Aim: Retype word for word the first line of the listing and each line after it up to the line with "const duration = 3.48;", with the pictures taken out.

Data excerpt:
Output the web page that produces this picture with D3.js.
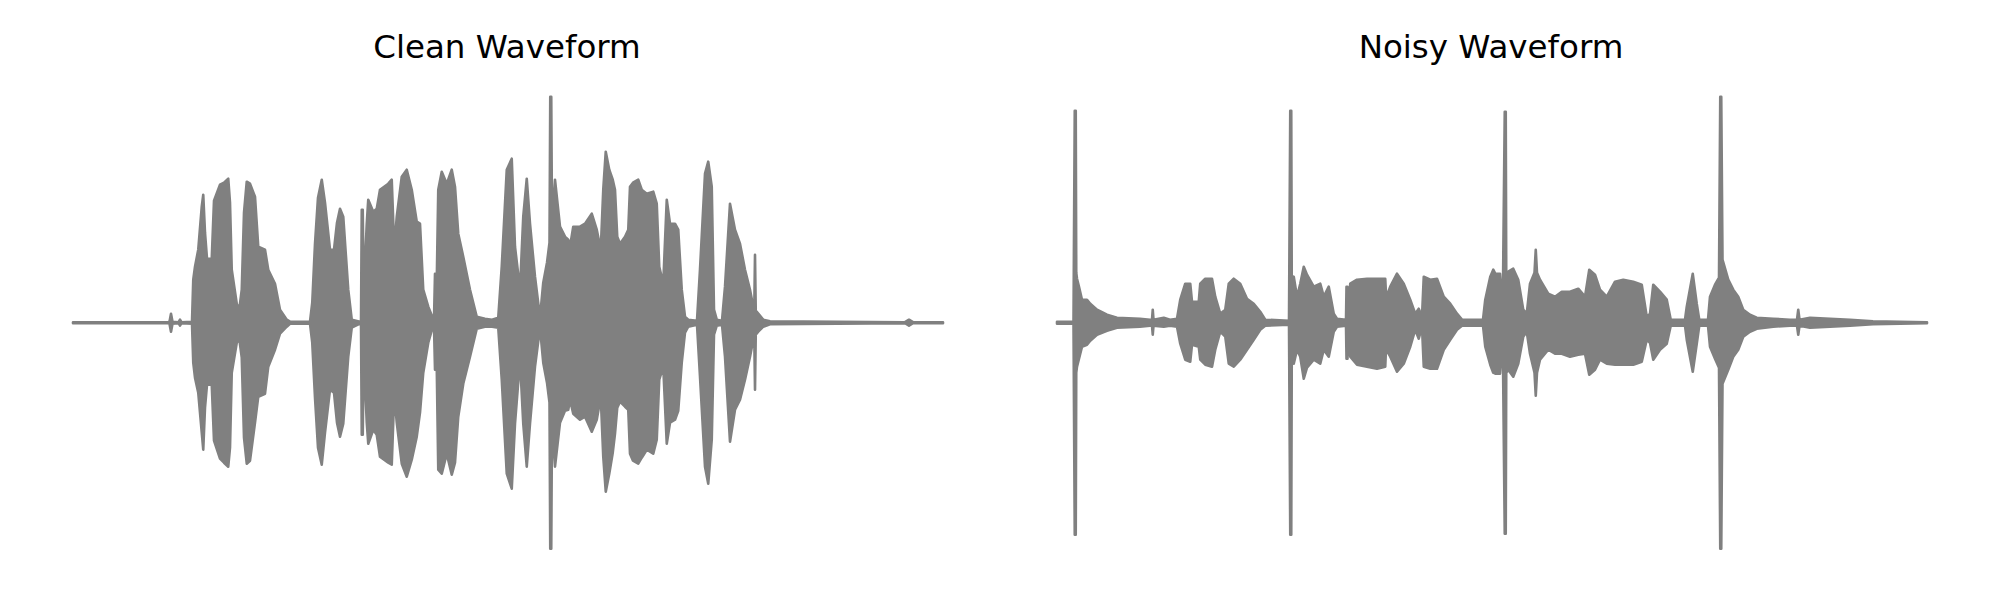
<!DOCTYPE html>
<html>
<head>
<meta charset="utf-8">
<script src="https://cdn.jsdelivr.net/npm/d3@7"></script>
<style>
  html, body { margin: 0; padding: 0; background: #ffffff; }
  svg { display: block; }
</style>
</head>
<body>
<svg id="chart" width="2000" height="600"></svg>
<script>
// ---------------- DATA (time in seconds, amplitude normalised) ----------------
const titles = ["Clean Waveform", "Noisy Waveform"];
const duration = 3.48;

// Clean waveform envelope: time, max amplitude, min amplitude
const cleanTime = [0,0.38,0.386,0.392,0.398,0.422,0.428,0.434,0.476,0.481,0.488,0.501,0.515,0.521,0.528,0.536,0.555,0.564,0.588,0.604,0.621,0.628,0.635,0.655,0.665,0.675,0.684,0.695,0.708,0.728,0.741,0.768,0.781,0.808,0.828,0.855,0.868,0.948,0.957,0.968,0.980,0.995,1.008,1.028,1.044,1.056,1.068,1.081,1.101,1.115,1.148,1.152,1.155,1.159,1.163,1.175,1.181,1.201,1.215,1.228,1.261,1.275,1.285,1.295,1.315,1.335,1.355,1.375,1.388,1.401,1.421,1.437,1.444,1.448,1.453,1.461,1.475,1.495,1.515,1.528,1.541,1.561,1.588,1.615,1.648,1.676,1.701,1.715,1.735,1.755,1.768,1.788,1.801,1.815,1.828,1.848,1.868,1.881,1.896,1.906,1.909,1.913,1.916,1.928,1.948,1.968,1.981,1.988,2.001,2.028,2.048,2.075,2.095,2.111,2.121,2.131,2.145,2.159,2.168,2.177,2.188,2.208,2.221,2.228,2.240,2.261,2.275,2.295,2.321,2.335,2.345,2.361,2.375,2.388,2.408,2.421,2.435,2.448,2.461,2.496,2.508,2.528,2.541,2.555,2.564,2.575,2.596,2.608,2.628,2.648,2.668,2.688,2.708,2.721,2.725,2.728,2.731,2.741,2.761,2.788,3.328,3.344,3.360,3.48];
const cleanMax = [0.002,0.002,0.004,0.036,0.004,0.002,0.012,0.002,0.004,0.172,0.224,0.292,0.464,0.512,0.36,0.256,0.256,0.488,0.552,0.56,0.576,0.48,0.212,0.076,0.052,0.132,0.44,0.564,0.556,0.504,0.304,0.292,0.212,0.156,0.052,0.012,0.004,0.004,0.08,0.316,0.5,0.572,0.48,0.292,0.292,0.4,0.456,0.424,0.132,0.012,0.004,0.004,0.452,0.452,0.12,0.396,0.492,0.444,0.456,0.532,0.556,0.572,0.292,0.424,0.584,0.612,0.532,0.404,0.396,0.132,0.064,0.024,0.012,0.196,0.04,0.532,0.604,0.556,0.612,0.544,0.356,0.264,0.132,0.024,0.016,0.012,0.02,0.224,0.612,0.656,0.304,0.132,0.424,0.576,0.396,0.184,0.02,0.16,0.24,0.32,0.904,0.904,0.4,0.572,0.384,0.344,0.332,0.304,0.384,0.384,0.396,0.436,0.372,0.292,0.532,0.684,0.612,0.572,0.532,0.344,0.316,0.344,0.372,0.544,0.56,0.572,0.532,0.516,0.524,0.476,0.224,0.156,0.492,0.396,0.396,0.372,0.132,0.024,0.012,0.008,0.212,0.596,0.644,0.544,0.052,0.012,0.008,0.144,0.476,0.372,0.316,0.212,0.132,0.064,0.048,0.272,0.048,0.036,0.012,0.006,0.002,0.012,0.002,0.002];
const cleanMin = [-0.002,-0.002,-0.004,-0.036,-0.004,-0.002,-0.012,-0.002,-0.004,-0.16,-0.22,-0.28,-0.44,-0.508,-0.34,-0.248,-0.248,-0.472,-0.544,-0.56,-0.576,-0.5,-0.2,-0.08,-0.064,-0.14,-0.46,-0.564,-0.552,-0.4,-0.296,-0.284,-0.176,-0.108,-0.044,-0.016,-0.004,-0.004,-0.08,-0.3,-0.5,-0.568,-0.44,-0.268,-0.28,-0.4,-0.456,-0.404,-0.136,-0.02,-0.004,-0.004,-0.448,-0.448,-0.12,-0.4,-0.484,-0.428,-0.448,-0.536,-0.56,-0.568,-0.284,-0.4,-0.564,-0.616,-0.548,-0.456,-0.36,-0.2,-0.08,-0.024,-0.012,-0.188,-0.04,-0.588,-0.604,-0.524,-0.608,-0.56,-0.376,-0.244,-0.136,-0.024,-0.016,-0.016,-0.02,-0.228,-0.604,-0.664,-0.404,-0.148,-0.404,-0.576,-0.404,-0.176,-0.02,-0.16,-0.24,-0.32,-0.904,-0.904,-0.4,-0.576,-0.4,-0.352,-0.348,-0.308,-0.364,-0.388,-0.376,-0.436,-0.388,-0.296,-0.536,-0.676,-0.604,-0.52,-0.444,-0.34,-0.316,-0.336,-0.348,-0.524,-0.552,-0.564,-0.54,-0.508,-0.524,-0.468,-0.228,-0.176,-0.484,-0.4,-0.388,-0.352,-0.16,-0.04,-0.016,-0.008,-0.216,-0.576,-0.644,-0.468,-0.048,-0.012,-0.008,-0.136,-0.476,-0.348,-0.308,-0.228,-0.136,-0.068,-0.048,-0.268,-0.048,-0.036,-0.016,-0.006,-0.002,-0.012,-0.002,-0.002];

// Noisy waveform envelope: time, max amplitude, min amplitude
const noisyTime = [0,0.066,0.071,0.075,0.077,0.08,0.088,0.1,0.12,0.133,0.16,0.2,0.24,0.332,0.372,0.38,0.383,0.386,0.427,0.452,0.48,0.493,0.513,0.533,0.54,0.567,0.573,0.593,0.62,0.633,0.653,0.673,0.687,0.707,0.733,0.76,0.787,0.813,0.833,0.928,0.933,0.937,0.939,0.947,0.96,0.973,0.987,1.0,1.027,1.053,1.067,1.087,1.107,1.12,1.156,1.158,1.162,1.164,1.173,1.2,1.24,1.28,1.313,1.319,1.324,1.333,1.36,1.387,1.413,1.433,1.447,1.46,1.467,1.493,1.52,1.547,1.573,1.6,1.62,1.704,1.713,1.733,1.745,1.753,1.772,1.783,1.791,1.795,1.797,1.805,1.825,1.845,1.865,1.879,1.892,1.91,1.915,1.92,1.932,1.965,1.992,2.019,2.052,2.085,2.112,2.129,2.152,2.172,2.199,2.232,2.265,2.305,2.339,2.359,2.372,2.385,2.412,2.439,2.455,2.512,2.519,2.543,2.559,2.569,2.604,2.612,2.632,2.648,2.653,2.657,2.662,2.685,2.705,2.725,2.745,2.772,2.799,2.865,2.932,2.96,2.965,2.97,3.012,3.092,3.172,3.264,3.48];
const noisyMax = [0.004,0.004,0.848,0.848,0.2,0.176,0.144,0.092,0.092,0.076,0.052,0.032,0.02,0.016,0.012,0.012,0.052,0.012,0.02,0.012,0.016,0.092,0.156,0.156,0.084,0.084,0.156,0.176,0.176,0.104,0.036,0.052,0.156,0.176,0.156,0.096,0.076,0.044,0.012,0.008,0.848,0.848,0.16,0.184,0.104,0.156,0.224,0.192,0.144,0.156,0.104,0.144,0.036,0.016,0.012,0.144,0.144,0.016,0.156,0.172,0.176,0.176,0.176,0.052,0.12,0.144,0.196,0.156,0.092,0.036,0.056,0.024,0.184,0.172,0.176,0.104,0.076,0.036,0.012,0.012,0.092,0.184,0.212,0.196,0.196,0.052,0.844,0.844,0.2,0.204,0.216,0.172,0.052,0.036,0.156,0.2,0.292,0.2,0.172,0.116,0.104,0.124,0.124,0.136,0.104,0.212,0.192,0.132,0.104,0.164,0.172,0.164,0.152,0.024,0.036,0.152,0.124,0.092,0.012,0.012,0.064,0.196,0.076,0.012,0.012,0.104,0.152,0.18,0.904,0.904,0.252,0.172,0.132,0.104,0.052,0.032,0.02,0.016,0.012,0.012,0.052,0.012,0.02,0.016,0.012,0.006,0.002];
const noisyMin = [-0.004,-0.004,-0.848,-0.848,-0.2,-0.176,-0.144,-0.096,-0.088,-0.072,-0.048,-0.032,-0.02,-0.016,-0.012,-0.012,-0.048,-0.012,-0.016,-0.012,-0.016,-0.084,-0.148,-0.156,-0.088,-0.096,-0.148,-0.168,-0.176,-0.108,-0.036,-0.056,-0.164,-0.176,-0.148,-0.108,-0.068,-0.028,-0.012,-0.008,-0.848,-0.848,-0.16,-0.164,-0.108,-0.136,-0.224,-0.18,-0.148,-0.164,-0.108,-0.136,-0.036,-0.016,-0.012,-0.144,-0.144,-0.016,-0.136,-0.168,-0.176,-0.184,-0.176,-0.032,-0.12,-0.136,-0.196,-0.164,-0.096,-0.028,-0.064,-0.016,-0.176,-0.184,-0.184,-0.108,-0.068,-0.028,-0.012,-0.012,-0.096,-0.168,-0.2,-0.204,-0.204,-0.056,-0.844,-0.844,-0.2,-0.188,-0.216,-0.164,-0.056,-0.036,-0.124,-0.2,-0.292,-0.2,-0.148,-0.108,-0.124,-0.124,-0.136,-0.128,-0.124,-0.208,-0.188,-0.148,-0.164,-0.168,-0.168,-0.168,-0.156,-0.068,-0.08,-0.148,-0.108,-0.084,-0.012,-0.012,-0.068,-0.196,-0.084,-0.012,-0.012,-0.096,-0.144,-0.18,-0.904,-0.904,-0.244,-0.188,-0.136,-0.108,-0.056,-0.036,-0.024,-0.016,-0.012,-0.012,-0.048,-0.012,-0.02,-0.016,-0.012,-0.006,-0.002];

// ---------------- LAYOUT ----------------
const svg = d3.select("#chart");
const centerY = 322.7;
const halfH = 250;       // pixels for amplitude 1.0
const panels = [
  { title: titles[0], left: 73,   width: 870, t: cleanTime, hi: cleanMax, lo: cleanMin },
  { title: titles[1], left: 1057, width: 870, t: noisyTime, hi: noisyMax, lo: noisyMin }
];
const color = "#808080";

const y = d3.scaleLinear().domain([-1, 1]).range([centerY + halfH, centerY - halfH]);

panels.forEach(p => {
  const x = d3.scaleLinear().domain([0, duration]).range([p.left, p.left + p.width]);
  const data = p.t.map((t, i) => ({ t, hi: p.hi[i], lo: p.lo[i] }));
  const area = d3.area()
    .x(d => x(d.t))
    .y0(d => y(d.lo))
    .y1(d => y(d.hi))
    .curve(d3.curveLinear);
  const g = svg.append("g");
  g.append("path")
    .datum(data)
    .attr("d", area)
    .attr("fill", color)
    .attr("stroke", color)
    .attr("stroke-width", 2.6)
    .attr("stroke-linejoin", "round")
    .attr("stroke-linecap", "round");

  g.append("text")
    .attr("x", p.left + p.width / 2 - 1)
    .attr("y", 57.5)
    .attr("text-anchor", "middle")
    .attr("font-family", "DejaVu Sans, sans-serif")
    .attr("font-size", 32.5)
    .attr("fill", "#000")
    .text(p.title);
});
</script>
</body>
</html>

Result below:
Output the web page that produces this picture with D3.js.
<!DOCTYPE html>
<html>
<head>
<meta charset="utf-8">
<script src="https://cdn.jsdelivr.net/npm/d3@7"></script>
<style>
  html, body { margin: 0; padding: 0; background: #ffffff; }
  svg { display: block; }
</style>
</head>
<body>
<svg id="chart" width="2000" height="600"></svg>
<script>
// ---------------- DATA (time in seconds, amplitude normalised) ----------------
const titles = ["Clean Waveform", "Noisy Waveform"];
const duration = 3.48;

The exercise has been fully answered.